The trouble with writing blog posts is you need to unlearn some of the skills for creating polished written communication that have taken you years to hone. A sense of casualness, or a bit of an “I just dashed this off on my way to a meeting” mood, is what readers expect from blogs. Posts that are too smooth—like some perfectly groomed supermodel—strike blog readers as fake or overly corporate.
Of course, sloppy writing is bad in a blog post, just like it’s bad everywhere. The definition of informal writing shouldn’t be stretched to include “littered with typos, run-on sentences, and weird stream-of-consciousness thoughts.” The trick is to dial down the corporate tone a bit, while still writing a clear and engaging piece. Keep the following qualities in mind if you’re directing a colleague on how to write a post, or you’re penning your own.

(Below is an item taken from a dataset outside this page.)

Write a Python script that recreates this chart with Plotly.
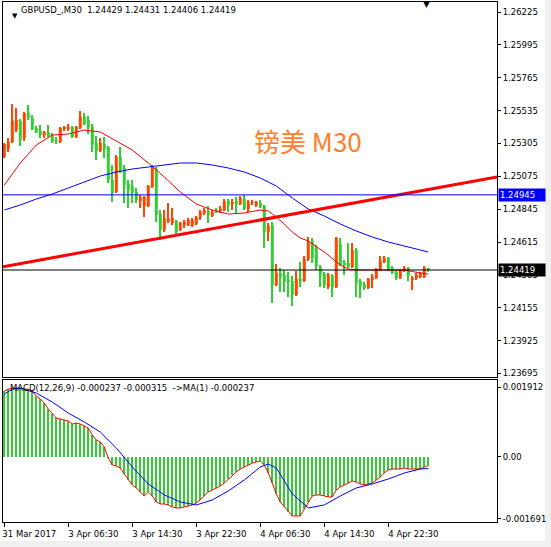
import plotly.graph_objects as go

# --- data (GBPUSD M30) ---
TICK_BARS = [0, 16, 32, 48, 64, 80, 96]
TICK_TEXT = ["31 Mar 2017", "3 Apr 06:30", "3 Apr 14:30", "3 Apr 22:30",
             "4 Apr 06:30", "4 Apr 14:30", "4 Apr 22:30"]

OPEN = [1.25210, 1.25266, 1.25315, 1.25399, 1.25462, 1.25343, 1.25518, 1.25483, 1.25413, 1.25392,
        1.25364, 1.25385, 1.25364, 1.25322, 1.25315, 1.25406, 1.25406, 1.25420, 1.25350, 1.25413,
        1.25490, 1.25469, 1.25420, 1.25308, 1.25252, 1.25301, 1.25280, 1.25049, 1.24965, 1.25210,
        1.25133, 1.25021, 1.25007, 1.24965, 1.24902, 1.24867, 1.24867, 1.25000, 1.25126, 1.24811,
        1.24699, 1.24762, 1.24748, 1.24762, 1.24699, 1.24734, 1.24734, 1.24727, 1.24741, 1.24790,
        1.24818, 1.24832, 1.24797, 1.24839, 1.24832, 1.24839, 1.24902, 1.24881, 1.24902, 1.24881,
        1.24916, 1.24846, 1.24888, 1.24874, 1.24888, 1.24867, 1.24685, 1.24734, 1.24314, 1.24398,
        1.24384, 1.24349, 1.24342, 1.24244, 1.24356, 1.24342, 1.24496, 1.24622, 1.24580, 1.24440,
        1.24391, 1.24300, 1.24377, 1.24300, 1.24601, 1.24468, 1.24468, 1.24440, 1.24559, 1.24342,
        1.24321, 1.24293, 1.24349, 1.24363, 1.24419, 1.24475, 1.24503, 1.24433, 1.24405, 1.24363,
        1.24412, 1.24433, 1.24349, 1.24363, 1.24370, 1.24370, 1.24429]
HIGH = [1.25308, 1.25343, 1.25581, 1.25553, 1.25476, 1.25525, 1.25574, 1.25504, 1.25427, 1.25434,
        1.25392, 1.25434, 1.25378, 1.25350, 1.25420, 1.25427, 1.25441, 1.25427, 1.25427, 1.25532,
        1.25518, 1.25497, 1.25441, 1.25357, 1.25343, 1.25350, 1.25287, 1.25154, 1.25224, 1.25280,
        1.25154, 1.25049, 1.25049, 1.24993, 1.24944, 1.24937, 1.25014, 1.25154, 1.25140, 1.24839,
        1.24839, 1.24888, 1.24853, 1.24769, 1.24755, 1.24769, 1.24783, 1.24783, 1.24797, 1.24839,
        1.24853, 1.24867, 1.24839, 1.24853, 1.24867, 1.24916, 1.24916, 1.24916, 1.24930, 1.24937,
        1.24944, 1.24909, 1.24909, 1.24902, 1.24909, 1.24874, 1.24748, 1.24755, 1.24461, 1.24433,
        1.24419, 1.24405, 1.24377, 1.24412, 1.24475, 1.24517, 1.24650, 1.24643, 1.24594, 1.24454,
        1.24405, 1.24398, 1.24391, 1.24650, 1.24643, 1.24489, 1.24608, 1.24608, 1.24573, 1.24356,
        1.24335, 1.24363, 1.24391, 1.24433, 1.24517, 1.24517, 1.24510, 1.24447, 1.24419, 1.24426,
        1.24447, 1.24440, 1.24377, 1.24398, 1.24405, 1.24447, 1.24431]
LOW = [1.25203, 1.25245, 1.25308, 1.25385, 1.25287, 1.25322, 1.25469, 1.25399, 1.25378, 1.25343,
       1.25343, 1.25350, 1.25308, 1.25301, 1.25308, 1.25392, 1.25392, 1.25343, 1.25343, 1.25406,
       1.25434, 1.25371, 1.25245, 1.25189, 1.25245, 1.25203, 1.25028, 1.24895, 1.24958, 1.25098,
       1.24888, 1.24853, 1.24888, 1.24888, 1.24853, 1.24790, 1.24860, 1.24993, 1.24755, 1.24629,
       1.24685, 1.24748, 1.24734, 1.24664, 1.24692, 1.24713, 1.24727, 1.24720, 1.24734, 1.24769,
       1.24804, 1.24748, 1.24790, 1.24818, 1.24818, 1.24832, 1.24825, 1.24839, 1.24818, 1.24874,
       1.24839, 1.24825, 1.24874, 1.24860, 1.24853, 1.24573, 1.24622, 1.24188, 1.24307, 1.24265,
       1.24265, 1.24230, 1.24167, 1.24237, 1.24300, 1.24335, 1.24482, 1.24468, 1.24419, 1.24300,
       1.24293, 1.24286, 1.24230, 1.24293, 1.24447, 1.24384, 1.24433, 1.24433, 1.24230, 1.24223,
       1.24279, 1.24286, 1.24293, 1.24356, 1.24412, 1.24468, 1.24412, 1.24391, 1.24349, 1.24356,
       1.24405, 1.24342, 1.24279, 1.24349, 1.24363, 1.24363, 1.24406]
CLOSE = [1.25301, 1.25315, 1.25462, 1.25469, 1.25329, 1.25518, 1.25483, 1.25406, 1.25385, 1.25364,
         1.25385, 1.25357, 1.25315, 1.25315, 1.25413, 1.25420, 1.25420, 1.25350, 1.25420, 1.25490,
         1.25441, 1.25420, 1.25294, 1.25252, 1.25308, 1.25266, 1.25049, 1.24958, 1.25210, 1.25119,
         1.25014, 1.24979, 1.24958, 1.24909, 1.24930, 1.24930, 1.25007, 1.25140, 1.24804, 1.24699,
         1.24783, 1.24776, 1.24783, 1.24685, 1.24748, 1.24755, 1.24769, 1.24769, 1.24790, 1.24825,
         1.24839, 1.24804, 1.24825, 1.24825, 1.24846, 1.24902, 1.24874, 1.24895, 1.24881, 1.24923,
         1.24846, 1.24895, 1.24895, 1.24895, 1.24860, 1.24685, 1.24727, 1.24314, 1.24398, 1.24370,
         1.24335, 1.24335, 1.24244, 1.24356, 1.24342, 1.24496, 1.24608, 1.24503, 1.24447, 1.24384,
         1.24314, 1.24384, 1.24300, 1.24643, 1.24454, 1.24454, 1.24440, 1.24559, 1.24328, 1.24307,
         1.24293, 1.24356, 1.24370, 1.24426, 1.24482, 1.24503, 1.24419, 1.24398, 1.24363, 1.24419,
         1.24433, 1.24377, 1.24363, 1.24384, 1.24391, 1.24433, 1.24419]

RED_MA_BARS = [0, 4, 8, 12, 16, 20, 24, 28, 32, 36, 40, 44, 48, 52, 56, 60, 64, 66, 68, 70,
               72, 74, 76, 80, 84, 86, 88, 92, 96, 100, 104, 106]
RED_MA = [1.25014, 1.25168, 1.25294, 1.25364, 1.25371, 1.25399, 1.25385, 1.25322, 1.25259, 1.25168,
          1.25070, 1.24965, 1.24881, 1.24839, 1.24811, 1.24818, 1.24839, 1.24832, 1.24790, 1.24741,
          1.24685, 1.24643, 1.24622, 1.24545, 1.24454, 1.24426, 1.24419, 1.24419, 1.24419, 1.24419,
          1.24398, 1.24391]
BLUE_MA_BARS = [0, 4, 8, 12, 16, 20, 24, 28, 32, 36, 40, 44, 48, 52, 56, 60, 64, 68, 72, 76,
                80, 84, 88, 92, 96, 100, 104, 106]
BLUE_MA = [1.24839, 1.24874, 1.24916, 1.24951, 1.24993, 1.25035, 1.25077, 1.25105, 1.25126, 1.25140,
           1.25154, 1.25168, 1.25168, 1.25154, 1.25133, 1.25105, 1.25063, 1.25007, 1.24923, 1.24846,
           1.24797, 1.24741, 1.24692, 1.24650, 1.24615, 1.24587, 1.24559, 1.24545]

TREND_BARS = [-0.33, 123.2]
TREND_PRICE = [1.24442, 1.25070]
LEVEL_BLUE = 1.24945
BID = 1.24419

PRICE_TICKS = [1.26225, 1.25995, 1.25765, 1.25535, 1.25305, 1.25075, 1.24845,
               1.24615, 1.24385, 1.24155, 1.23925, 1.23695]

MACD = [0.001802, 0.001856, 0.001884, 0.001884, 0.001884, 0.001856, 0.001856, 0.001802, 0.001665, 0.001583,
        0.001474, 0.001310, 0.001174, 0.001065, 0.001037, 0.001010, 0.000983, 0.000901, 0.000928, 0.000901,
        0.000846, 0.000792, 0.000601, 0.000464, 0.000410, 0.000273, -0.000027, -0.000218, -0.000246, -0.000300,
        -0.000464, -0.000628, -0.000764, -0.000846, -0.000956, -0.001065, -0.000956, -0.001065, -0.001229, -0.001283,
        -0.001283, -0.001310, -0.001365, -0.001392, -0.001392, -0.001365, -0.001338, -0.001310, -0.001256, -0.001174,
        -0.001065, -0.000956, -0.000901, -0.000846, -0.000792, -0.000710, -0.000601, -0.000491, -0.000410, -0.000328,
        -0.000273, -0.000218, -0.000164, -0.000137, -0.000109, -0.000218, -0.000437, -0.000710, -0.001010, -0.001229,
        -0.001365, -0.001502, -0.001611, -0.001611, -0.001611, -0.001420, -0.001229, -0.001065, -0.001037, -0.001037,
        -0.001065, -0.001092, -0.001092, -0.000901, -0.000819, -0.000764, -0.000710, -0.000655, -0.000683, -0.000737,
        -0.000764, -0.000737, -0.000710, -0.000628, -0.000546, -0.000437, -0.000355, -0.000328, -0.000328, -0.000328,
        -0.000300, -0.000328, -0.000328, -0.000328, -0.000328, -0.000273, -0.000237]
SIGNAL_BARS = [0, 2, 4, 8, 12, 16, 20, 24, 28, 32, 36, 40, 44, 48, 52, 56, 60, 64, 66, 68,
               72, 76, 80, 84, 88, 92, 96, 100, 104, 106]
SIGNAL = [0.001720, 0.001856, 0.001884, 0.001747, 0.001502, 0.001201, 0.000956, 0.000683, 0.000246, -0.000273,
          -0.000737, -0.001037, -0.001229, -0.001310, -0.001174, -0.000928, -0.000628, -0.000273, -0.000191, -0.000300,
          -0.001010, -0.001392, -0.001310, -0.001065, -0.000846, -0.000737, -0.000601, -0.000437, -0.000328, -0.000315]
MACD_TICKS = [0.001912, 0.0, -0.001691]
MACD_TICK_TEXT = ["0.001912", "0.00", "-0.001691"]

UP = "#FF4500"
DOWN = "#32CD32"
FONT = "DejaVu Sans"

bars = list(range(len(CLOSE)))
colors = [UP if c >= o else DOWN for o, c in zip(OPEN, CLOSE)]
body_base = [min(o, c) for o, c in zip(OPEN, CLOSE)]
body_h = [max(abs(c - o), 0.00007) for o, c in zip(OPEN, CLOSE)]

fig = go.Figure()
fig.add_trace(go.Bar(x=bars, y=[h - l for h, l in zip(HIGH, LOW)], base=LOW, width=0.25,
                     marker=dict(color=colors, line=dict(width=0))))
fig.add_trace(go.Bar(x=bars, y=body_h, base=body_base, width=0.75,
                     marker=dict(color=colors, line=dict(width=0))))
fig.add_trace(go.Scatter(x=RED_MA_BARS, y=RED_MA, mode="lines", line=dict(color="#FF0000", width=1)))
fig.add_trace(go.Scatter(x=BLUE_MA_BARS, y=BLUE_MA, mode="lines", line=dict(color="#0000FF", width=1)))
fig.add_trace(go.Scatter(x=TREND_BARS, y=TREND_PRICE, mode="lines", line=dict(color="#FF0000", width=3)))

# MACD subwindow
fig.add_trace(go.Bar(x=bars, y=MACD, width=0.25, marker=dict(color=DOWN, line=dict(width=0)),
                     xaxis="x2", yaxis="y2"))
fig.add_trace(go.Scatter(x=bars, y=MACD, mode="lines", line=dict(color="#FF0000", width=1),
                         xaxis="x2", yaxis="y2"))
fig.add_trace(go.Scatter(x=SIGNAL_BARS, y=SIGNAL, mode="lines", line=dict(color="#0000FF", width=1),
                         xaxis="x2", yaxis="y2"))

fig.add_hline(y=LEVEL_BLUE, line=dict(color="#0000FF", width=1))
fig.add_hline(y=BID, line=dict(color="#000000", width=1))

axis_common = dict(showgrid=False, zeroline=False, showline=True, mirror=True,
                   linecolor="black", linewidth=1, tickcolor="black",
                   tickfont=dict(family=FONT, size=8.5, color="black"))
xr = [-0.325, 123.175]

fig.update_layout(
    width=551, height=547, margin=dict(l=3, r=54, t=2, b=25),
    paper_bgcolor="white", plot_bgcolor="white", showlegend=False,
    barmode="overlay", hovermode=False,
    xaxis=dict(domain=[0, 1], range=xr, anchor="y", showticklabels=False, ticks="", **axis_common),
    yaxis=dict(domain=[0.27885, 1], range=[1.23670, 1.26295], side="right", anchor="x",
               tickvals=PRICE_TICKS, ticktext=[f"{v:.5f}" for v in PRICE_TICKS],
               ticks="outside", ticklen=3, **axis_common),
    xaxis2=dict(domain=[0, 1], range=xr, anchor="y2", matches="x", tickvals=TICK_BARS,
                ticktext=TICK_TEXT, ticks="outside", ticklen=4, ticklabelshift=25, **axis_common),
    yaxis2=dict(domain=[0, 0.27308], range=[-0.001776, 0.002104], side="right", anchor="x2",
                tickvals=MACD_TICKS, ticktext=MACD_TICK_TEXT, ticks="outside", ticklen=3,
                **axis_common),
)

ann_font = dict(family=FONT, size=8.5, color="black")
fig.add_annotation(text="▼", xref="paper", yref="paper", x=0.0142, y=0.9846,
                   showarrow=False, font=dict(family=FONT, size=7, color="black"))
fig.add_annotation(text=f"GBPUSD_,M30&nbsp;&nbsp;{OPEN[-1]:.5f} {HIGH[-1]:.5f} {LOW[-1]:.5f} {CLOSE[-1]:.5f}",
                   xref="paper", yref="paper", x=0.0324, y=0.9846, xanchor="left", yanchor="middle",
                   showarrow=False, font=ann_font)
fig.add_annotation(text="▼", xref="paper", yref="paper", x=0.8684, y=0.9962, yanchor="middle",
                   showarrow=False, font=dict(family=FONT, size=9, color="black"))
fig.add_annotation(text=f"MACD(12,26,9) {MACD[-1]:.6f} {SIGNAL[-1]:.6f}&nbsp;&nbsp;->MA(1) {MACD[-1]:.6f}",
                   xref="paper", yref="paper", x=0.0101, y=0.2577, xanchor="left", yanchor="middle",
                   showarrow=False, font=ann_font)
fig.add_annotation(text="镑美 M30", xref="paper", yref="paper", x=0.6174, y=0.7731,
                   showarrow=False, font=dict(family="Noto Sans CJK SC", size=26, color="#FF7F2A"))
for level, bg in [(LEVEL_BLUE, "#0000FF"), (BID, "#000000")]:
    fig.add_annotation(text=f"{level:.5f}", xref="paper", yref="y", x=1, y=level, xanchor="left",
                       xshift=1, yanchor="middle", showarrow=False, bgcolor=bg, borderpad=1,
                       width=44, align="left", font=dict(family=FONT, size=8.5, color="white"))

# window frame strips (right and bottom)
fig.add_shape(type="rect", xref="paper", yref="paper", x0=1.0972, x1=1.12, y0=-0.06, y1=1.01,
              fillcolor="#F0F0F0", line=dict(width=0), layer="below")
fig.add_shape(type="rect", xref="paper", yref="paper", x0=-0.01, x1=1.12, y0=-0.06, y1=-0.0365,
              fillcolor="#F0F0F0", line=dict(width=0), layer="below")

# the page's default 8px body margin would shift the whole chart
fig.write_html("out.html", config={"displayModeBar": False},
               post_script="document.body.style.margin='0';")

Brevity: People don’t come to blogs to read novellas. You don’t need piles of context, background and tangents. It will not be appreciated in a form where the audience expects to read a quick hit, then get out. Think somewhere around 400 words max, and don’t be afraid to write even shorter—no one ever criticizes bloggers for writing too short, but they’re quick to complain if you blather on.
Informality: Blog readers expect conversational writing, so take advantage of the opportunity to split a few infinitives and use some slang (no swearing, though). Try reading your post out loud: Does it sound like you talking—or delivering Senate testimony? And remember, being informal doesn’t remove your obligation to be crisp.
Focus: Limit your post to one overarching idea or takeaway—okay, two at the most. If you try to cram several concepts into a post, it will be too long and too confusing (see “Brevity” above). If you have that much to say, split the content into two or three posts.
Engagement: Blogs are supposed to encourage feedback. Invite participation by posting questions to readers, or by taking a stand on a key industry issue. And if you do get feedback comments, jump in and respond and keep the conversation going.
There, that’s 366 words. I’ll stop now.